## SOURCE DATA:
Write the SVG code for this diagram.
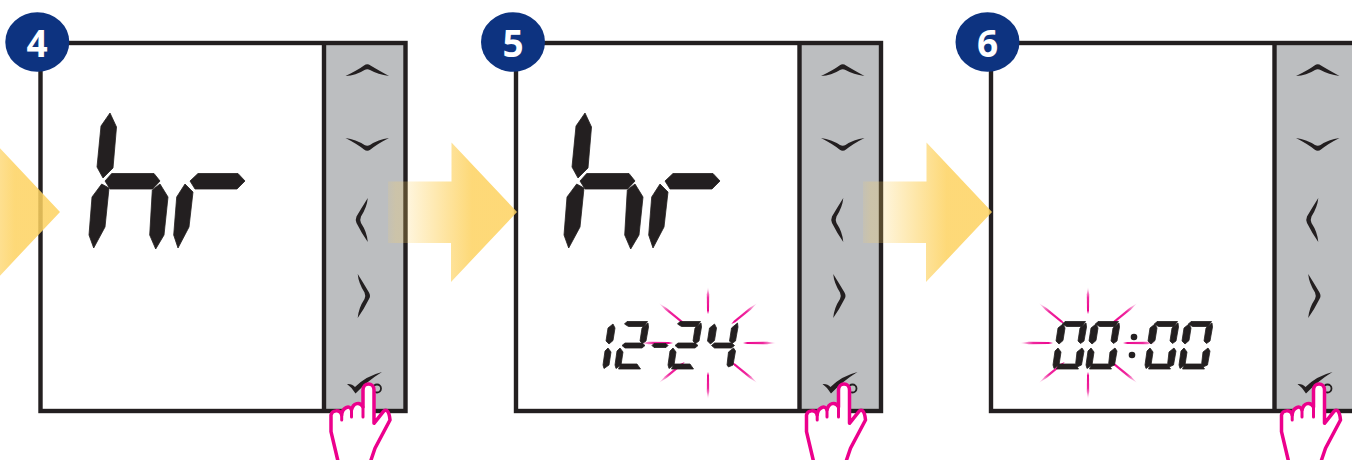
<svg xmlns="http://www.w3.org/2000/svg" width="1352" height="460" viewBox="0 0 1352 460">
<style>
.k{fill:#231f20}
.d{fill:#231f20;stroke:#231f20;stroke-width:.8;stroke-linejoin:round}
.badge{fill:#0d3380}
.num{font-family:'Open Sans','Liberation Sans',sans-serif;font-weight:700;font-size:37px;text-anchor:middle;fill:#fff}
.hand{fill:#fff;stroke:#ec008c;stroke-width:3.5;stroke-linejoin:round;stroke-linecap:round}
.sep{fill:none;stroke:#ec008c;stroke-width:3;stroke-linecap:round}
</style>
<defs>
<linearGradient id="ag" gradientUnits="userSpaceOnUse" x1="388" x2="517" y1="0" y2="0"><stop offset="0" stop-color="#fdd260" stop-opacity=".12"/><stop offset=".06" stop-color="#fdd260" stop-opacity=".24"/><stop offset=".17" stop-color="#fdd260" stop-opacity=".24"/><stop offset=".65" stop-color="#fdd260" stop-opacity=".85"/><stop offset="1" stop-color="#fdd260" stop-opacity=".85"/></linearGradient>
<linearGradient id="rg"><stop offset="0" stop-color="#ec008c"/><stop offset=".6" stop-color="#ec008c" stop-opacity=".85"/><stop offset="1" stop-color="#ec008c" stop-opacity=".05"/></linearGradient>
<polygon id="ray" points="0,0 4,-1 22,-1.2 30,0 22,1.2 4,1" fill="url(#rg)"/>
<polygon id="arrow" points="388,181.5 451.5,181.5 451.5,142.5 517,212 451,282 451,243 388,243" fill="url(#ag)"/>
<g id="hr" class="d">
<polygon points="110,113 116.5,127 113,168 103,178 97,167 101,126"/>
<polygon points="109,188 105,227 93.7,248 89,235 92,197 101.7,184"/>
<polygon points="105,181 111.7,173.5 154,173.5 160,181 152.7,189 110,189"/>
<polygon points="160,184 168,197 164,235 155.7,249 149.7,235 152.3,190"/>
<polygon points="185,184 193,192 189,227 178,248 173.7,235 176.7,197"/>
<polygon points="190,181 198,173.5 238,173.5 245,181 237,189 195,189"/>
</g>
<polygon id="t" points="12,0.5 32.5,0.5 29,5.5 13.5,5.5 9.5,3"/>
<polygon id="ul" points="10,3 12,7 10,19.5 6,23 3,20 5,7"/>
<polygon id="ur" points="33,2 33.5,6 31,20 27.5,22.5 25,20 27,7"/>
<polygon id="m" points="7,24.5 10,22 27,22 30,24.5 27,27 10,27"/>
<polygon id="ll" points="5,27 8,31 6,44 1,47.5 0,44 2,30"/>
<polygon id="lr" points="29,27 31,30 28.5,44 24,46 22.5,44 24,31"/>
<polygon id="b" points="6,43 22,43 25.5,48 3.5,48"/>
<g id="zero" class="d"><use href="#t"/><use href="#ul"/><use href="#ur"/><use href="#ll"/><use href="#lr"/><use href="#b"/></g>
<g id="two" class="d"><use href="#t"/><use href="#ur"/><use href="#m"/><use href="#ll"/><use href="#b"/></g>
<g id="rays">
<use href="#ray" transform="translate(35 0) scale(1.1 1)"/>
<use href="#ray" transform="rotate(180) translate(35 0) scale(1.1 1)"/>
<use href="#ray" transform="rotate(90) translate(29 0) scale(.9 1)"/>
<use href="#ray" transform="rotate(-90) translate(29 0) scale(.9 1)"/>
<use href="#ray" transform="rotate(39) translate(30 0) scale(1.1 1)"/>
<use href="#ray" transform="rotate(141) translate(30 0) scale(1.1 1)"/>
<use href="#ray" transform="rotate(-39) translate(30 0) scale(1.1 1)"/>
<use href="#ray" transform="rotate(-141) translate(30 0) scale(1.1 1)"/>
</g>
<g id="panel">
<rect x="40.5" y="43" width="283.5" height="368" fill="#fff"/>
<rect x="324" y="43" width="81.5" height="368" fill="#bcbec0"/>
<rect x="40.5" y="43" width="365" height="368" fill="none" stroke="#231f20" stroke-width="4.4"/>
<line x1="324" y1="43" x2="324" y2="411" stroke="#231f20" stroke-width="4.4"/>
<path class="k" d="M345.5,76 Q358,70 364,65.5 Q367.3,63 370.5,65.5 Q378,70 389,76 Q378,74.5 370,70 Q367.3,68.5 364.5,70 Q356,75.5 345.5,76Z"/>
<path class="k" d="M345.5,138 Q356,139.5 364.5,145 Q367.3,146.5 370,145 Q378,139.5 389,138 Q378,143.5 370.5,149.5 Q367.3,152 364,149.5 Q358,144.5 345.5,138Z"/>
<path class="k" d="M367.8,198 Q367,207 361,216.5 Q359.5,220 361,223 Q367,232 367.8,242 Q361.5,233 356.5,223 Q355,220 356.5,216.5 Q361.5,208 367.8,198Z"/>
<path class="k" d="M357.7,274 Q358.5,283 364.5,292.5 Q366,296 364.5,299 Q358.5,308 357.7,318 Q364,309 369,299 Q371,296 369,292.5 Q364,284 357.7,274Z"/>
<path class="k" d="M347,384 Q352,383.5 355,387 Q366,376 382,372 Q368,380.5 355.5,393.5 Q352,387.5 347,384Z"/>
<circle cx="377" cy="388.5" r="4" fill="none" stroke="#231f20" stroke-width="1.8"/>
<path class="hand" d="M337.7,460 L331,431.7 L331,415 C332,410 340,409 341.7,415 C342,408 350,404 351.5,410 C353,403 360,401 363,407 L363,390 C363,382 374,382 374,390 L374,423.3 L383.3,411.7 C385,409 389,409 390,420 L375,448.3 L371,460"/>
<path class="sep" d="M341.7,415 V420 M351.5,410 V417 M363,407 V417"/>
</g>
</defs>
<g id="node-4"><use href="#panel"/><use href="#hr"/><ellipse class="badge" cx="37.3" cy="42" rx="32" ry="29.8"/><text class="num" x="37" y="57">4</text></g>
<g id="node-5"><use href="#panel" transform="translate(475.5 0)"/><use href="#hr" transform="translate(475 0)"/>
<use href="#rays" transform="translate(708 343)"/>
<g class="d">
<use href="#ul" transform="translate(603 321)"/><use href="#ll" transform="translate(603 321)"/>
<use href="#two" transform="translate(615 321)"/>
<polygon points="652,345.5 654,343.5 666,343.5 668,345.5 666,347.5 654,347.5"/>
<use href="#two" transform="translate(668 321)"/>
<use href="#ul" transform="translate(704.5 321)"/><use href="#ur" transform="translate(704.5 321)"/><use href="#m" transform="translate(704.5 321)"/><use href="#lr" transform="translate(704.5 321)"/>
</g>
<ellipse class="badge" cx="513" cy="42" rx="32" ry="29.8"/><text class="num" x="513" y="57">5</text></g>
<g id="node-6"><use href="#panel" transform="translate(950.5 0)"/>
<use href="#rays" transform="translate(1088 343)"/>
<use href="#zero" transform="translate(1053 321)"/><use href="#zero" transform="translate(1086 321)"/>
<circle class="k" cx="1134" cy="337" r="3.3"/><circle class="k" cx="1132" cy="355" r="3.3"/>
<use href="#zero" transform="translate(1145 321)"/><use href="#zero" transform="translate(1179 321)"/>
<ellipse class="badge" cx="987.5" cy="42" rx="32" ry="29.8"/><text class="num" x="987.5" y="57">6</text></g>
<g id="connectors">
<use href="#arrow" transform="translate(-457 0)"/>
<use href="#arrow"/>
<use href="#arrow" transform="translate(475 0)"/>
</g>
</svg>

## AIM OF THE EXERCISE:
Transcribe the full listing character for character. Pictures are excluded.

## FINAL ANSWER:
Write the SVG code for this diagram.
<svg xmlns="http://www.w3.org/2000/svg" width="1352" height="460" viewBox="0 0 1352 460">
<style>
.k{fill:#231f20}
.d{fill:#231f20;stroke:#231f20;stroke-width:.8;stroke-linejoin:round}
.badge{fill:#0d3380}
.num{font-family:'Open Sans','Liberation Sans',sans-serif;font-weight:700;font-size:37px;text-anchor:middle;fill:#fff}
.hand{fill:#fff;stroke:#ec008c;stroke-width:3.5;stroke-linejoin:round;stroke-linecap:round}
.sep{fill:none;stroke:#ec008c;stroke-width:3;stroke-linecap:round}
</style>
<defs>
<linearGradient id="ag" gradientUnits="userSpaceOnUse" x1="388" x2="517" y1="0" y2="0"><stop offset="0" stop-color="#fdd260" stop-opacity=".12"/><stop offset=".06" stop-color="#fdd260" stop-opacity=".24"/><stop offset=".17" stop-color="#fdd260" stop-opacity=".24"/><stop offset=".65" stop-color="#fdd260" stop-opacity=".85"/><stop offset="1" stop-color="#fdd260" stop-opacity=".85"/></linearGradient>
<linearGradient id="rg"><stop offset="0" stop-color="#ec008c"/><stop offset=".6" stop-color="#ec008c" stop-opacity=".85"/><stop offset="1" stop-color="#ec008c" stop-opacity=".05"/></linearGradient>
<polygon id="ray" points="0,0 4,-1 22,-1.2 30,0 22,1.2 4,1" fill="url(#rg)"/>
<polygon id="arrow" points="388,181.5 451.5,181.5 451.5,142.5 517,212 451,282 451,243 388,243" fill="url(#ag)"/>
<g id="hr" class="d">
<polygon points="110,113 116.5,127 113,168 103,178 97,167 101,126"/>
<polygon points="109,188 105,227 93.7,248 89,235 92,197 101.7,184"/>
<polygon points="105,181 111.7,173.5 154,173.5 160,181 152.7,189 110,189"/>
<polygon points="160,184 168,197 164,235 155.7,249 149.7,235 152.3,190"/>
<polygon points="185,184 193,192 189,227 178,248 173.7,235 176.7,197"/>
<polygon points="190,181 198,173.5 238,173.5 245,181 237,189 195,189"/>
</g>
<polygon id="t" points="12,0.5 32.5,0.5 29,5.5 13.5,5.5 9.5,3"/>
<polygon id="ul" points="10,3 12,7 10,19.5 6,23 3,20 5,7"/>
<polygon id="ur" points="33,2 33.5,6 31,20 27.5,22.5 25,20 27,7"/>
<polygon id="m" points="7,24.5 10,22 27,22 30,24.5 27,27 10,27"/>
<polygon id="ll" points="5,27 8,31 6,44 1,47.5 0,44 2,30"/>
<polygon id="lr" points="29,27 31,30 28.5,44 24,46 22.5,44 24,31"/>
<polygon id="b" points="6,43 22,43 25.5,48 3.5,48"/>
<g id="zero" class="d"><use href="#t"/><use href="#ul"/><use href="#ur"/><use href="#ll"/><use href="#lr"/><use href="#b"/></g>
<g id="two" class="d"><use href="#t"/><use href="#ur"/><use href="#m"/><use href="#ll"/><use href="#b"/></g>
<g id="rays">
<use href="#ray" transform="translate(35 0) scale(1.1 1)"/>
<use href="#ray" transform="rotate(180) translate(35 0) scale(1.1 1)"/>
<use href="#ray" transform="rotate(90) translate(29 0) scale(.9 1)"/>
<use href="#ray" transform="rotate(-90) translate(29 0) scale(.9 1)"/>
<use href="#ray" transform="rotate(39) translate(30 0) scale(1.1 1)"/>
<use href="#ray" transform="rotate(141) translate(30 0) scale(1.1 1)"/>
<use href="#ray" transform="rotate(-39) translate(30 0) scale(1.1 1)"/>
<use href="#ray" transform="rotate(-141) translate(30 0) scale(1.1 1)"/>
</g>
<g id="panel">
<rect x="40.5" y="43" width="283.5" height="368" fill="#fff"/>
<rect x="324" y="43" width="81.5" height="368" fill="#bcbec0"/>
<rect x="40.5" y="43" width="365" height="368" fill="none" stroke="#231f20" stroke-width="4.4"/>
<line x1="324" y1="43" x2="324" y2="411" stroke="#231f20" stroke-width="4.4"/>
<path class="k" d="M345.5,76 Q358,70 364,65.5 Q367.3,63 370.5,65.5 Q378,70 389,76 Q378,74.5 370,70 Q367.3,68.5 364.5,70 Q356,75.5 345.5,76Z"/>
<path class="k" d="M345.5,138 Q356,139.5 364.5,145 Q367.3,146.5 370,145 Q378,139.5 389,138 Q378,143.5 370.5,149.5 Q367.3,152 364,149.5 Q358,144.5 345.5,138Z"/>
<path class="k" d="M367.8,198 Q367,207 361,216.5 Q359.5,220 361,223 Q367,232 367.8,242 Q361.5,233 356.5,223 Q355,220 356.5,216.5 Q361.5,208 367.8,198Z"/>
<path class="k" d="M357.7,274 Q358.5,283 364.5,292.5 Q366,296 364.5,299 Q358.5,308 357.7,318 Q364,309 369,299 Q371,296 369,292.5 Q364,284 357.7,274Z"/>
<path class="k" d="M347,384 Q352,383.5 355,387 Q366,376 382,372 Q368,380.5 355.5,393.5 Q352,387.5 347,384Z"/>
<circle cx="377" cy="388.5" r="4" fill="none" stroke="#231f20" stroke-width="1.8"/>
<path class="hand" d="M337.7,460 L331,431.7 L331,415 C332,410 340,409 341.7,415 C342,408 350,404 351.5,410 C353,403 360,401 363,407 L363,390 C363,382 374,382 374,390 L374,423.3 L383.3,411.7 C385,409 389,409 390,420 L375,448.3 L371,460"/>
<path class="sep" d="M341.7,415 V420 M351.5,410 V417 M363,407 V417"/>
</g>
</defs>
<g id="node-4"><use href="#panel"/><use href="#hr"/><ellipse class="badge" cx="37.3" cy="42" rx="32" ry="29.8"/><text class="num" x="37" y="57">4</text></g>
<g id="node-5"><use href="#panel" transform="translate(475.5 0)"/><use href="#hr" transform="translate(475 0)"/>
<use href="#rays" transform="translate(708 343)"/>
<g class="d">
<use href="#ul" transform="translate(603 321)"/><use href="#ll" transform="translate(603 321)"/>
<use href="#two" transform="translate(615 321)"/>
<polygon points="652,345.5 654,343.5 666,343.5 668,345.5 666,347.5 654,347.5"/>
<use href="#two" transform="translate(668 321)"/>
<use href="#ul" transform="translate(704.5 321)"/><use href="#ur" transform="translate(704.5 321)"/><use href="#m" transform="translate(704.5 321)"/><use href="#lr" transform="translate(704.5 321)"/>
</g>
<ellipse class="badge" cx="513" cy="42" rx="32" ry="29.8"/><text class="num" x="513" y="57">5</text></g>
<g id="node-6"><use href="#panel" transform="translate(950.5 0)"/>
<use href="#rays" transform="translate(1088 343)"/>
<use href="#zero" transform="translate(1053 321)"/><use href="#zero" transform="translate(1086 321)"/>
<circle class="k" cx="1134" cy="337" r="3.3"/><circle class="k" cx="1132" cy="355" r="3.3"/>
<use href="#zero" transform="translate(1145 321)"/><use href="#zero" transform="translate(1179 321)"/>
<ellipse class="badge" cx="987.5" cy="42" rx="32" ry="29.8"/><text class="num" x="987.5" y="57">6</text></g>
<g id="connectors">
<use href="#arrow" transform="translate(-457 0)"/>
<use href="#arrow"/>
<use href="#arrow" transform="translate(475 0)"/>
</g>
</svg>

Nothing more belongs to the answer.